Introduced by Bitcoin influencer Jack Mallers (who doubles as director of payment platform Strike), Bukele said the move would create jobs, provide financial inclusion, and even “push humanity a tiny bit in the right direction,” according to The Guardian.
However, El Salvador’s Chamber of Commerce and Industry (CoCI) recently showed the nation mightn’t be as ready for mass Bitcoin adoption as Bukele would hope.
The survey, titled “Doubts and concerns among entrepreneurs and consumers about the circulation of Bitcoin in the country,” polled 1,600 CoCI members.
Respondents to the poll (first reported by Latin American media El Faro) fell into two camps — entrepreneurs (43%) and non-entrepreneurs (57%).
96% of entrepeneurs expressed they’d prefer Bitcoin be optional, rather than enforced by the government.
Poll says Salvador wants a choice
Indeed, Bukele has moved to enforce that vendors accept Bitcoin but neither merchants or non-business owners seem particularly keen.
92% of polled citizens didn’t even agree that the use of Bitcoin was mandatory.
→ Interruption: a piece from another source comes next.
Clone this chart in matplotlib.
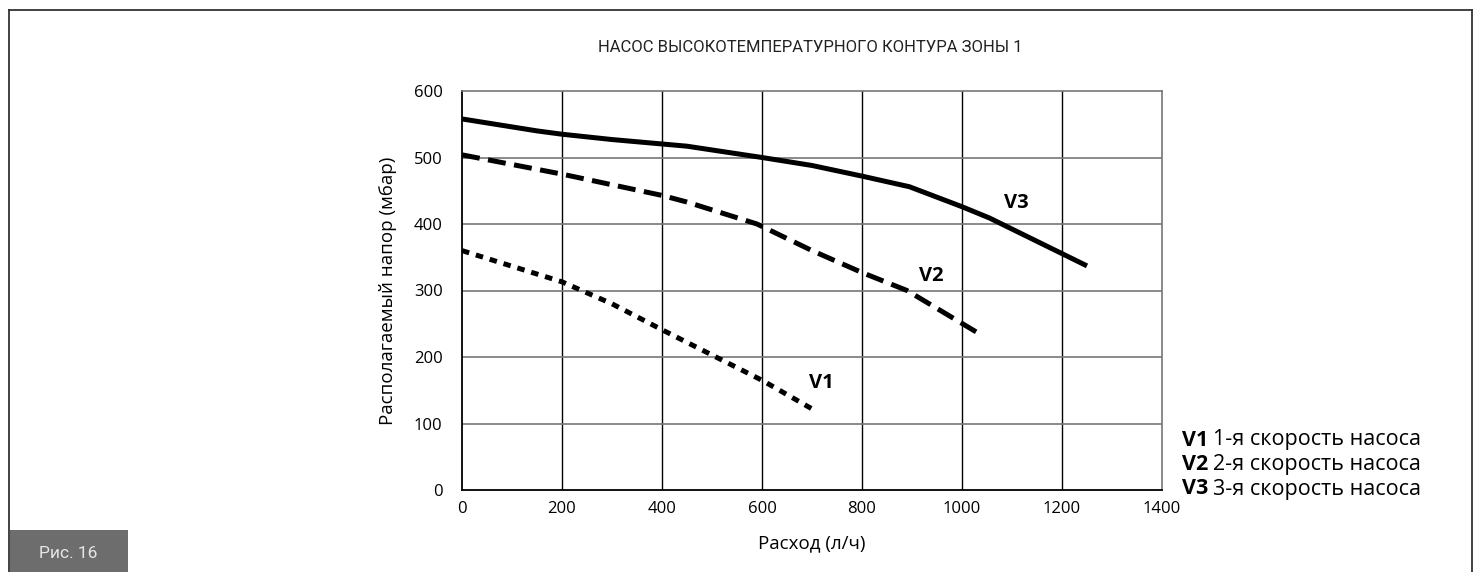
import matplotlib
matplotlib.use("Agg")
import matplotlib.pyplot as plt
from matplotlib.patches import Rectangle
from matplotlib.lines import Line2D

# ---- data ----
title = "НАСОС ВЫСОКОТЕМПЕРАТУРНОГО КОНТУРА ЗОНЫ 1"
x_label = "Расход (л/ч)"
y_label = "Располагаемый напор (мбар)"
fig_label = "Рис. 16"

v3_flow = [0, 150, 200, 300, 450, 600, 700, 800, 895, 1000, 1055, 1250]
v3_head = [558, 540, 535, 527, 517, 500, 488, 472, 456, 426, 409, 337]
v2_flow = [0, 200, 400, 450, 590, 700, 800, 890, 1030]
v2_head = [504, 475, 443, 433, 400, 360, 327, 300, 237]
v1_flow = [0, 200, 300, 400, 500, 600, 700]
v1_head = [360, 313, 280, 241, 203, 165, 122]

x_ticks = [0, 200, 400, 600, 800, 1000, 1200, 1400]
y_ticks = [0, 100, 200, 300, 400, 500, 600]

curve_names = ["V1", "V2", "V3"]
curve_label_x = [718, 938, 1108]
curve_label_y = [161, 322, 432]
legend_texts = ["1-я скорость насоса", "2-я скорость насоса", "3-я скорость насоса"]

# ---- figure ----
W, H = 1480, 572
fig = plt.figure(figsize=(W / 100, H / 100), dpi=100)
fig.patch.set_facecolor("white")
FONT = ["Open Sans", "DejaVu Sans"]
COND = ["Roboto", "DejaVu Sans"]


def fx(px):
    return px / W


def fy(py):
    return 1 - py / H


# outer frame
fig.add_artist(Line2D([fx(9), fx(9)], [fy(10), 0], color="#333333", lw=1.3, transform=fig.transFigure))
fig.add_artist(Line2D([fx(9), fx(1472)], [fy(10), fy(10)], color="#333333", lw=1.3, transform=fig.transFigure))
fig.add_artist(Line2D([fx(1472), fx(1472)], [fy(10), 0], color="#333333", lw=1.3, transform=fig.transFigure))

# grey figure tag
fig.add_artist(Rectangle((fx(10), 0), fx(118), fy(530), transform=fig.transFigure,
                         facecolor="#6d6d6d", edgecolor="none"))
fig.text(fx(68), fy(553), fig_label, color="#e6e6e6", fontsize=12.5, family=COND,
         ha="center", va="center")

# axes
ax = fig.add_axes([fx(462), fy(490), (1162 - 462) / W, (490 - 91) / H])
ax.set_xlim(0, 1400)
ax.set_ylim(0, 600)
ax.set_xticks(x_ticks)
ax.set_yticks(y_ticks)
ax.tick_params(length=0, labelsize=12, pad=14)
ax.tick_params(axis="x", pad=8)
for lab in ax.get_xticklabels() + ax.get_yticklabels():
    lab.set_family(FONT)
for x in x_ticks[1:-1]:
    ax.axvline(x, color="black", lw=1.0, zorder=1)
for y in y_ticks[1:-1]:
    ax.axhline(y, color="#777777", lw=1.2, zorder=1)
for side in ["left", "bottom"]:
    ax.spines[side].set_color("black")
    ax.spines[side].set_linewidth(1.3)
for side in ["top", "right"]:
    ax.spines[side].set_color("#777777")
    ax.spines[side].set_linewidth(1.2)

ax.plot(v3_flow, v3_head, color="black", lw=3.6, solid_capstyle="butt", zorder=3)
ax.plot(v2_flow, v2_head, color="black", lw=3.6, dashes=(3.6, 1.7), dash_capstyle="butt", zorder=3)
ax.plot(v1_flow, v1_head, color="black", lw=3.6, dashes=(1.5, 1.4), dash_capstyle="butt", zorder=3)

for name, lx, ly in zip(curve_names, curve_label_x, curve_label_y):
    ax.text(lx, ly, name, fontsize=14.5, fontweight="bold", family=FONT,
            ha="center", va="center", zorder=4)

ax.set_xlabel(x_label, fontsize=13.5, family=FONT, labelpad=12)
ax.set_ylabel(y_label, fontsize=13.5, family=FONT, labelpad=12)

fig.text(fx(810), fy(47), title, fontsize=12, family=COND, ha="center", va="center", color="#222222")

# legend-like text block on the right
legend_y = [440, 464.5, 489]
bold_texts = []
for name, ly in zip(curve_names, legend_y):
    t = fig.text(fx(1182), fy(ly), name, fontsize=15.5, fontweight="bold", family=FONT,
                 ha="left", va="center")
    bold_texts.append(t)
fig.canvas.draw()
renderer = fig.canvas.get_renderer()
for t, txt, ly in zip(bold_texts, legend_texts, legend_y):
    bb = t.get_window_extent(renderer)
    fig.text((bb.x1 + 5) / W, fy(ly), txt, fontsize=15.5, family=FONT, ha="left", va="center")

fig.savefig("out.png", dpi=100)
This calls the effectiveness of Bukele’s new ruling into question.
Not only that, when asked what they’d do with the Bitcoin they received, a little more than half of entrepreneurs indicated they’d swap it for dollars.
- Around 11% thought Bitcoin would attract investment to the El Salvador.
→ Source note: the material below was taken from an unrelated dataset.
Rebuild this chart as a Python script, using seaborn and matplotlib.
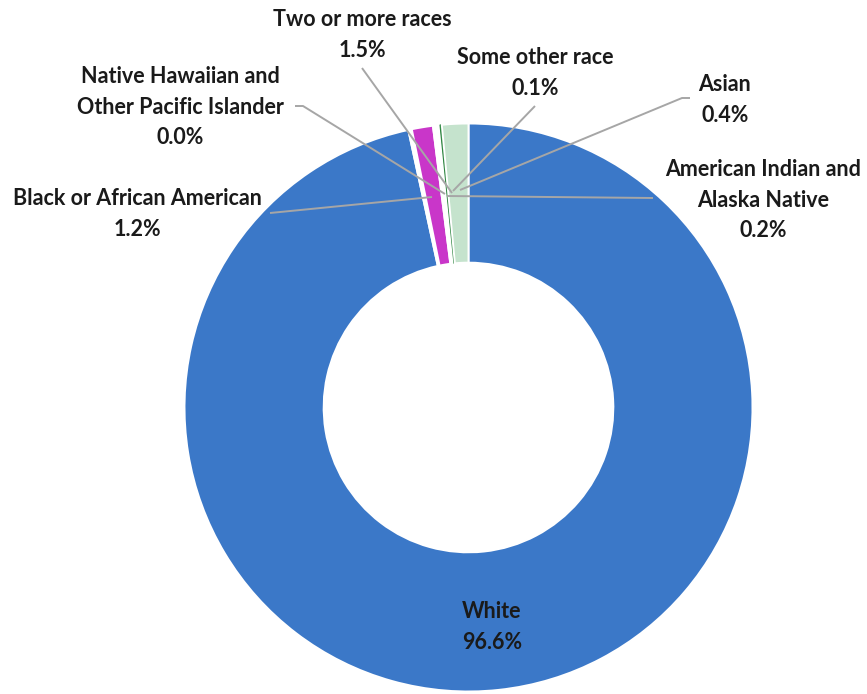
import matplotlib
matplotlib.use("Agg")
import matplotlib.pyplot as plt
import seaborn as sns

# ---- data ----
categories = ["White", "American Indian and\nAlaska Native", "Black or African American",
              "Asian", "Native Hawaiian and\nOther Pacific Islander", "Some other race",
              "Two or more races"]
values = [96.6, 0.2, 1.2, 0.4, 0.0, 0.1, 1.5]
colors = ["#3B78C8", "#FFFFFF", "#C936C9", "#FFFFFF", "#FFFFFF", "#2E8540", "#C5E3CD"]

sns.set_theme(style="white")
plt.rcParams['font.family'] = ['Lato', 'DejaVu Sans']

W, H = 867, 694
fig = plt.figure(figsize=(W / 100, H / 100), dpi=100)
ax = fig.add_axes([0, 0, 1, 1])

def Y(py):
    return H - py

cx, cy, R = 468.5, 407.5, 284.0
wedges, _ = ax.pie(values, colors=colors, startangle=90, counterclock=False,
                   center=(cx, Y(cy)), radius=R, frame=True,
                   wedgeprops=dict(width=R * 0.49, edgecolor='white', linewidth=1.4))
# keep the thinnest coloured slice visible
wedges[5].set_edgecolor(colors[5])
wedges[5].set_linewidth(0.8)
ax.set_xlim(0, W)
ax.set_ylim(0, H)
ax.axis('off')

# label layout: (text center x, text center y, line points in pixels)
layout = {
    "White": (492, 627, None),
    "American Indian and\nAlaska Native": (763, 200, [(653, 198), (447, 196)]),
    "Black or African American": (137, 214, [(270, 213), (432, 197)]),
    "Asian": (725, 100, [(690, 98), (682, 98), (460, 190)]),
    "Native Hawaiian and\nOther Pacific Islander": (180, 107, [(295, 106), (303, 106), (445, 194)]),
    "Some other race": (535, 73, [(535, 106), (453, 191)]),
    "Two or more races": (362, 35, [(362, 68), (452, 193)]),
}

for cat, val in zip(categories, values):
    tx, ty, pts = layout[cat]
    if pts:
        ax.plot([p[0] for p in pts], [Y(p[1]) for p in pts], color='#A6A6A6',
                lw=1.4, solid_capstyle='butt', zorder=3)
    ax.text(tx, Y(ty), f"{cat}\n{val:.1f}%", ha='center', va='center',
            fontsize=15.5, fontweight='bold', color='#1A1A1A', linespacing=1.55, zorder=4)

fig.savefig("out.png", dpi=100)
- Nearly 50% reckoned the plan won’t attract investment or generate employment.
- 39% said they didn’t trust Bitcoin in the buying and selling process while 3.5% said it gave them hope.
According to the survey, both business owners and citizens voiced concerns around unfamiliarity with Bitcoin and worried they didn’t wield the technology or knowledge to use it.
Bitcoin’s volatility was also a big factor for many potential users. More than 93% said they’d rather not receive salaries in Bitcoin.
And while Bukele encouraged the idea that Bitcoin would make remittances easier (personal remittances made up around 20% of the country’s GDP in 2019), four-fifths responded they’d rather receive fiat.
Speaking about the survey, CoCI president Jorge Hasbún reportedly said: “We believe that this excellent response is a reflection of how urgent this issue is for Salvadorans, in the sense of the implications it will have for the family economy on a day-to-day basis.”
When Bukele first floated Bitcoin as legal tender, he claimed it would “bring financial inclusion, investment, tourism, innovation and economic development” to the country.
At least in the short-term, Salvadoran merchants will take some convincing.